Information supplied
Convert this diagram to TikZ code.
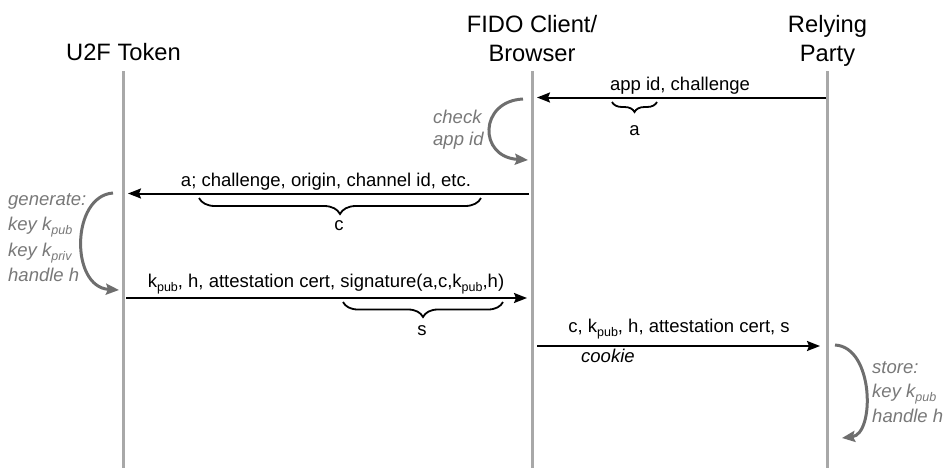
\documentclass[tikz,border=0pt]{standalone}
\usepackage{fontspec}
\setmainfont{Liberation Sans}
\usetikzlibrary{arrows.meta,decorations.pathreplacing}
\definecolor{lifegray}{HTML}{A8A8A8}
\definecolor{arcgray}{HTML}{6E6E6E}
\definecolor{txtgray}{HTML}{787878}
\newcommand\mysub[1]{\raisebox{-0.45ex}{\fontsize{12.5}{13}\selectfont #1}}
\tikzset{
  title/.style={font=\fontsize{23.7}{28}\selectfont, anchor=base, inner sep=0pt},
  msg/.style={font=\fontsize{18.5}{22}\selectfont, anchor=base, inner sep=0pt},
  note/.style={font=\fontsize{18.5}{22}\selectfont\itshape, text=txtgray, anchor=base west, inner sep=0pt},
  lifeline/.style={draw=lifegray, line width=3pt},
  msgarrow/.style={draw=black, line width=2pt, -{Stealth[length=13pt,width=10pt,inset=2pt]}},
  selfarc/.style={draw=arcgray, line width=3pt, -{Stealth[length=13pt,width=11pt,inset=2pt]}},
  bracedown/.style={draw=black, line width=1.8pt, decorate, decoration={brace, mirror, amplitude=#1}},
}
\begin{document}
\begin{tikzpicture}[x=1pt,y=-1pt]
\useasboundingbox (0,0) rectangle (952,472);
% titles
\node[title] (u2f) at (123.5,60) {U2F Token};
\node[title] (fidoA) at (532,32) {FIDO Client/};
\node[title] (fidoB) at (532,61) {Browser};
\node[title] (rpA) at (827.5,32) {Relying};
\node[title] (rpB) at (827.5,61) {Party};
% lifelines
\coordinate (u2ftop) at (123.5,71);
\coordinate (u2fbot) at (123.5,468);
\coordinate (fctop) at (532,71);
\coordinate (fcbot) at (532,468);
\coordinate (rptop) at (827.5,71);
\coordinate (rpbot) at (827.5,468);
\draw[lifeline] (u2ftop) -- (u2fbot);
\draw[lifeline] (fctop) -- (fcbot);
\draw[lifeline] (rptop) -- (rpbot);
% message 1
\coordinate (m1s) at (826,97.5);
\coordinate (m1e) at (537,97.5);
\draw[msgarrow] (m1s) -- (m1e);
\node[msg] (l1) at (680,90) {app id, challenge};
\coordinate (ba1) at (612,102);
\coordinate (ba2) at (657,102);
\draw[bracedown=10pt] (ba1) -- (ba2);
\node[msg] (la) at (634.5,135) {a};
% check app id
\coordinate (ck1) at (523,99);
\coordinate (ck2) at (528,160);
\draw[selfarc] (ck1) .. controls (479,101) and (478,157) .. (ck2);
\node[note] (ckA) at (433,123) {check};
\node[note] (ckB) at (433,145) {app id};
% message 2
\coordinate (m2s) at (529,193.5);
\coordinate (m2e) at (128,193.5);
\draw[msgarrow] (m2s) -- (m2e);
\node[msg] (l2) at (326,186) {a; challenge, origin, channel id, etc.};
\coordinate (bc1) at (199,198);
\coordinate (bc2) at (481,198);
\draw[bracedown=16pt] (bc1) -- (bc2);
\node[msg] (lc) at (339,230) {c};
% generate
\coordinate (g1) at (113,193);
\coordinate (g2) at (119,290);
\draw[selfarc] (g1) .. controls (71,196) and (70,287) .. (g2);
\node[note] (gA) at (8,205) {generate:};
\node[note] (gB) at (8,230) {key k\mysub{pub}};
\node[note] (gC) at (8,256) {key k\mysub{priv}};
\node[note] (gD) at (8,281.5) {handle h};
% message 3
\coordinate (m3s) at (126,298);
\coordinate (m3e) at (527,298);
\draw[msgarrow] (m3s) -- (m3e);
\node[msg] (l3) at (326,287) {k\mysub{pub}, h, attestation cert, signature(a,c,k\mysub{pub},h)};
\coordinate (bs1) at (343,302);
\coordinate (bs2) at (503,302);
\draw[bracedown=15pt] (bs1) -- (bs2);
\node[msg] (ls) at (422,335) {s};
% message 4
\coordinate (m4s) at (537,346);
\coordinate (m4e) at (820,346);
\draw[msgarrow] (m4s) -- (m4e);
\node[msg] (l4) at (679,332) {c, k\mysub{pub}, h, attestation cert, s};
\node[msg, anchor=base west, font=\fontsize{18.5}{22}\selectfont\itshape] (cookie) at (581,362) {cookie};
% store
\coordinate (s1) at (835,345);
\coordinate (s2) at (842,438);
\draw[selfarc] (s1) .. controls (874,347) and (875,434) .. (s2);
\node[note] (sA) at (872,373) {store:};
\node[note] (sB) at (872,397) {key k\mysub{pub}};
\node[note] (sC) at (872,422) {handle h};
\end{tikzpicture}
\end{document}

Requirement
Working from the lines above, reproduce the material exactly and exclude its pictures.

Solved exercise
Convert this diagram to TikZ code.
\documentclass[tikz,border=0pt]{standalone}
\usepackage{fontspec}
\setmainfont{Liberation Sans}
\usetikzlibrary{arrows.meta,decorations.pathreplacing}
\definecolor{lifegray}{HTML}{A8A8A8}
\definecolor{arcgray}{HTML}{6E6E6E}
\definecolor{txtgray}{HTML}{787878}
\newcommand\mysub[1]{\raisebox{-0.45ex}{\fontsize{12.5}{13}\selectfont #1}}
\tikzset{
  title/.style={font=\fontsize{23.7}{28}\selectfont, anchor=base, inner sep=0pt},
  msg/.style={font=\fontsize{18.5}{22}\selectfont, anchor=base, inner sep=0pt},
  note/.style={font=\fontsize{18.5}{22}\selectfont\itshape, text=txtgray, anchor=base west, inner sep=0pt},
  lifeline/.style={draw=lifegray, line width=3pt},
  msgarrow/.style={draw=black, line width=2pt, -{Stealth[length=13pt,width=10pt,inset=2pt]}},
  selfarc/.style={draw=arcgray, line width=3pt, -{Stealth[length=13pt,width=11pt,inset=2pt]}},
  bracedown/.style={draw=black, line width=1.8pt, decorate, decoration={brace, mirror, amplitude=#1}},
}
\begin{document}
\begin{tikzpicture}[x=1pt,y=-1pt]
\useasboundingbox (0,0) rectangle (952,472);
% titles
\node[title] (u2f) at (123.5,60) {U2F Token};
\node[title] (fidoA) at (532,32) {FIDO Client/};
\node[title] (fidoB) at (532,61) {Browser};
\node[title] (rpA) at (827.5,32) {Relying};
\node[title] (rpB) at (827.5,61) {Party};
% lifelines
\coordinate (u2ftop) at (123.5,71);
\coordinate (u2fbot) at (123.5,468);
\coordinate (fctop) at (532,71);
\coordinate (fcbot) at (532,468);
\coordinate (rptop) at (827.5,71);
\coordinate (rpbot) at (827.5,468);
\draw[lifeline] (u2ftop) -- (u2fbot);
\draw[lifeline] (fctop) -- (fcbot);
\draw[lifeline] (rptop) -- (rpbot);
% message 1
\coordinate (m1s) at (826,97.5);
\coordinate (m1e) at (537,97.5);
\draw[msgarrow] (m1s) -- (m1e);
\node[msg] (l1) at (680,90) {app id, challenge};
\coordinate (ba1) at (612,102);
\coordinate (ba2) at (657,102);
\draw[bracedown=10pt] (ba1) -- (ba2);
\node[msg] (la) at (634.5,135) {a};
% check app id
\coordinate (ck1) at (523,99);
\coordinate (ck2) at (528,160);
\draw[selfarc] (ck1) .. controls (479,101) and (478,157) .. (ck2);
\node[note] (ckA) at (433,123) {check};
\node[note] (ckB) at (433,145) {app id};
% message 2
\coordinate (m2s) at (529,193.5);
\coordinate (m2e) at (128,193.5);
\draw[msgarrow] (m2s) -- (m2e);
\node[msg] (l2) at (326,186) {a; challenge, origin, channel id, etc.};
\coordinate (bc1) at (199,198);
\coordinate (bc2) at (481,198);
\draw[bracedown=16pt] (bc1) -- (bc2);
\node[msg] (lc) at (339,230) {c};
% generate
\coordinate (g1) at (113,193);
\coordinate (g2) at (119,290);
\draw[selfarc] (g1) .. controls (71,196) and (70,287) .. (g2);
\node[note] (gA) at (8,205) {generate:};
\node[note] (gB) at (8,230) {key k\mysub{pub}};
\node[note] (gC) at (8,256) {key k\mysub{priv}};
\node[note] (gD) at (8,281.5) {handle h};
% message 3
\coordinate (m3s) at (126,298);
\coordinate (m3e) at (527,298);
\draw[msgarrow] (m3s) -- (m3e);
\node[msg] (l3) at (326,287) {k\mysub{pub}, h, attestation cert, signature(a,c,k\mysub{pub},h)};
\coordinate (bs1) at (343,302);
\coordinate (bs2) at (503,302);
\draw[bracedown=15pt] (bs1) -- (bs2);
\node[msg] (ls) at (422,335) {s};
% message 4
\coordinate (m4s) at (537,346);
\coordinate (m4e) at (820,346);
\draw[msgarrow] (m4s) -- (m4e);
\node[msg] (l4) at (679,332) {c, k\mysub{pub}, h, attestation cert, s};
\node[msg, anchor=base west, font=\fontsize{18.5}{22}\selectfont\itshape] (cookie) at (581,362) {cookie};
% store
\coordinate (s1) at (835,345);
\coordinate (s2) at (842,438);
\draw[selfarc] (s1) .. controls (874,347) and (875,434) .. (s2);
\node[note] (sA) at (872,373) {store:};
\node[note] (sB) at (872,397) {key k\mysub{pub}};
\node[note] (sC) at (872,422) {handle h};
\end{tikzpicture}
\end{document}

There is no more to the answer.